◆ DATA:
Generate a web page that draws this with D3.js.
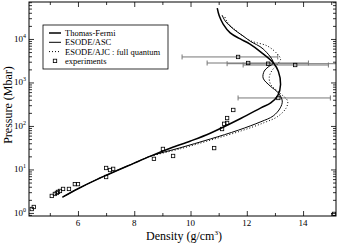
<!DOCTYPE html>
<html>
<head>
<meta charset="utf-8">
<script src="https://cdn.jsdelivr.net/npm/d3@7"></script>
<style>
  body { margin: 0; background: #fff; }
  svg { display: block; font-family: "Liberation Serif", "DejaVu Serif", serif; }
</style>
</head>
<body>
<div id="chart"></div>
<script>
// density (g/cm3), pressure (Mbar)
var thomasFermi = [
  [5.45, 2.3], [6.0, 3.6], [6.7, 6.0], [8.0, 14], [8.6, 20.5], [9.3, 31], [10.0, 45],
  [10.7, 68], [11.8, 150], [12.5, 260], [12.85, 340], [13.1, 500], [13.2, 900],
  [13.12, 1800], [12.95, 2800], [12.5, 5000], [12.1, 7700], [11.77, 10000],
  [11.41, 13800], [11.16, 22000], [11.02, 34000], [10.95, 51000]
];
var esodeAsc = [
  [5.45, 2.3], [6.0, 3.6], [6.7, 6.0], [8.0, 14], [8.6, 20.5], [9.6, 31], [10.7, 50],
  [11.7, 80], [12.5, 125], [12.94, 170], [13.19, 260], [13.26, 375], [13.12, 575],
  [12.83, 830], [12.58, 1260], [12.62, 1830], [12.76, 2270], [12.94, 2800],
  [12.58, 5900], [12.12, 8900], [11.87, 11700], [11.52, 17000], [11.23, 26000], [11.12, 35600]
];
var esodeAjc = [
  [8.6, 20.5], [9.65, 30], [10.75, 48], [11.8, 77], [12.6, 118], [13.1, 165],
  [13.4, 260], [13.45, 375], [13.19, 560], [12.85, 900], [12.8, 1350], [12.9, 1900],
  [13.08, 2600], [13.2, 3400], [13.08, 4550], [12.73, 6900], [12.12, 9200],
  [11.6, 16000], [11.3, 25000], [11.2, 35000]
];
var experiments = [
  [4.36, 1.23], [4.43, 1.37], [5.07, 2.46], [5.18, 2.73], [5.25, 2.88], [5.29, 3.04],
  [5.36, 3.2], [5.47, 3.56], [5.68, 3.56], [5.89, 4.6], [6.0, 4.6],
  [7.0, 10.8], [7.0, 6.7], [7.14, 9.7], [7.25, 10.3], [8.7, 17.5], [9.02, 29.6],
  [9.38, 20.4], [10.84, 31], [11.12, 85], [11.2, 112], [11.3, 117], [11.3, 152],
  [11.52, 233], [15.1, 0.95]
];
// points with horizontal error bars: density, pressure, low, high
var errPoints = [
  [11.69, 3860, 9.7, 13.1],
  [12.05, 2800, 10.59, 14.19],
  [12.76, 2700, 11.3, 15.3],
  [13.72, 2520, 11.87, 14.9],
  [13.12, 440, 11.69, 14.97]
];
var xMajor = [6, 8, 10, 12, 14];
var xMinor = [5, 7, 9, 11, 13, 15];
var yMajor = [1, 10, 100, 1000, 10000];
var yExp = ['0', '1', '2', '3', '4'];
var legendItems = ['Thomas-Fermi', 'ESODE/ASC', 'ESODE/AJC : full quantum', 'experiments'];

var W = 338, H = 245;
var m = {l: 29, r: 336, t: 2, b: 216};

var svg = d3.select('#chart').append('svg')
  .attr('width', W).attr('height', H);

var x = d3.scaleLinear().domain([4.26, 15.17]).range([m.l, m.r]);
var y = d3.scaleLog().domain([0.85, 70800]).range([m.b, m.t]);

var yMinor = [];
yMajor.forEach(function(d) {
  for (var k = 2; k <= 9; k++) if (d * k < 70800) yMinor.push(d * k);
});
yMinor.push(0.9);

var plot = svg.append('g');
plot.append('clipPath').attr('id', 'clip')
  .append('rect').attr('x', m.l).attr('y', m.t)
  .attr('width', m.r - m.l).attr('height', m.b - m.t);

var body = plot.append('g').attr('clip-path', 'url(#clip)');

var line = d3.line()
  .x(function(d) { return x(d[0]); })
  .y(function(d) { return y(d[1]); })
  .curve(d3.curveCatmullRom.alpha(0.5));

// error bars
var eb = body.selectAll('.eb').data(errPoints).enter().append('g').attr('class', 'eb');
eb.append('line')
  .attr('x1', function(d) { return x(d[2]); })
  .attr('x2', function(d) { return x(d[3]); })
  .attr('y1', function(d) { return y(d[1]); })
  .attr('y2', function(d) { return y(d[1]); })
  .attr('stroke', '#777').attr('stroke-width', 1);
eb.selectAll('.cap').data(function(d) { return [[d[2], d[1]], [d[3], d[1]]]; })
  .enter().append('line')
  .attr('x1', function(d) { return x(d[0]); })
  .attr('x2', function(d) { return x(d[0]); })
  .attr('y1', function(d) { return y(d[1]) - 2.5; })
  .attr('y2', function(d) { return y(d[1]) + 2.5; })
  .attr('stroke', '#777').attr('stroke-width', 1);

body.append('path').datum(esodeAjc)
  .attr('d', line).attr('fill', 'none')
  .attr('stroke', '#000').attr('stroke-width', 1).attr('stroke-dasharray', '1,2');
body.append('path').datum(esodeAsc)
  .attr('d', line).attr('fill', 'none')
  .attr('stroke', '#000').attr('stroke-width', 1);
body.append('path').datum(thomasFermi)
  .attr('d', line).attr('fill', 'none')
  .attr('stroke', '#000').attr('stroke-width', 1.5);

var sq = 3.4;
body.selectAll('.exp').data(experiments.concat(errPoints)).enter().append('rect')
  .attr('x', function(d) { return x(d[0]) - sq / 2; })
  .attr('y', function(d) { return y(d[1]) - sq / 2; })
  .attr('width', sq).attr('height', sq)
  .attr('fill', 'none').attr('stroke', '#000').attr('stroke-width', 0.8);

// frame
plot.append('rect').attr('x', m.l).attr('y', m.t)
  .attr('width', m.r - m.l).attr('height', m.b - m.t)
  .attr('fill', 'none').attr('stroke', '#000').attr('stroke-width', 1);

function noDomain(g) { g.select('.domain').remove(); g.selectAll('text').remove(); }

// inward ticks on all four sides
svg.append('g').attr('transform', 'translate(0,' + m.b + ')')
  .call(d3.axisBottom(x).tickValues(xMajor).tickSize(-5)).call(noDomain);
svg.append('g').attr('transform', 'translate(0,' + m.b + ')')
  .call(d3.axisBottom(x).tickValues(xMinor).tickSize(-3)).call(noDomain);
svg.append('g').attr('transform', 'translate(0,' + m.t + ')')
  .call(d3.axisTop(x).tickValues(xMajor).tickSize(-5)).call(noDomain);
svg.append('g').attr('transform', 'translate(0,' + m.t + ')')
  .call(d3.axisTop(x).tickValues(xMinor).tickSize(-3)).call(noDomain);
svg.append('g').attr('transform', 'translate(' + m.l + ',0)')
  .call(d3.axisLeft(y).tickValues(yMajor).tickSize(-5)).call(noDomain);
svg.append('g').attr('transform', 'translate(' + m.l + ',0)')
  .call(d3.axisLeft(y).tickValues(yMinor).tickSize(-3)).call(noDomain);
svg.append('g').attr('transform', 'translate(' + m.r + ',0)')
  .call(d3.axisRight(y).tickValues(yMajor).tickSize(-5)).call(noDomain);
svg.append('g').attr('transform', 'translate(' + m.r + ',0)')
  .call(d3.axisRight(y).tickValues(yMinor).tickSize(-3)).call(noDomain);
svg.selectAll('.tick line').attr('stroke', '#000').attr('stroke-width', 0.8);

// tick labels
svg.selectAll('.xlab').data(xMajor).enter().append('text')
  .attr('x', function(d) { return x(d); }).attr('y', m.b + 10)
  .attr('text-anchor', 'middle').attr('font-size', 9).text(function(d) { return d; });

var yl = svg.selectAll('.ylab').data(yMajor).enter().append('text')
  .attr('x', m.l - 3).attr('y', function(d) { return y(d) + 3; })
  .attr('text-anchor', 'end').attr('font-size', 9);
yl.append('tspan').text('10');
yl.append('tspan').attr('dy', -4).attr('font-size', 6)
  .text(function(d, i) { return yExp[i]; });

// axis titles
svg.append('text').attr('transform', 'translate(11.5,105)rotate(-90)')
  .attr('text-anchor', 'middle').attr('font-size', 12).text('Pressure (Mbar)');
var xt = svg.append('text').attr('x', 184).attr('y', 240)
  .attr('text-anchor', 'middle').attr('font-size', 12);
xt.append('tspan').text('Density (g/cm');
xt.append('tspan').attr('dy', -5).attr('font-size', 7).text('3');
xt.append('tspan').attr('dy', 5).text(')');

// legend
var lg = svg.append('g').attr('transform', 'translate(43,25)');
lg.append('rect').attr('width', 125).attr('height', 44)
  .attr('fill', '#fff').attr('stroke', '#000').attr('stroke-width', 0.8);
var li = lg.selectAll('.li').data(legendItems).enter().append('g')
  .attr('transform', function(d, i) { return 'translate(0,' + (8 + i * 9.3) + ')'; });
li.append('text').attr('x', 22).attr('y', 3).attr('font-size', 8.5).text(function(d) { return d; });
li.filter(function(d, i) { return i < 3; }).append('line')
  .attr('x1', 6).attr('x2', 18).attr('y1', 0).attr('y2', 0)
  .attr('stroke', '#000')
  .attr('stroke-width', function(d, i) { return i === 0 ? 1.5 : 1; })
  .attr('stroke-dasharray', function(d, i) { return i === 2 ? '1,2' : null; });
li.filter(function(d, i) { return i === 3; }).append('rect')
  .attr('x', 10.3).attr('y', -1.7).attr('width', sq).attr('height', sq)
  .attr('fill', 'none').attr('stroke', '#000').attr('stroke-width', 0.8);
</script>
</body>
</html>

◆ PROMPT: Find "with". Copy every line it occurs in.

◆ RESULT FOR THIS EXERCISE:
Generate a web page that draws this with D3.js.
// points with horizontal error bars: density, pressure, low, high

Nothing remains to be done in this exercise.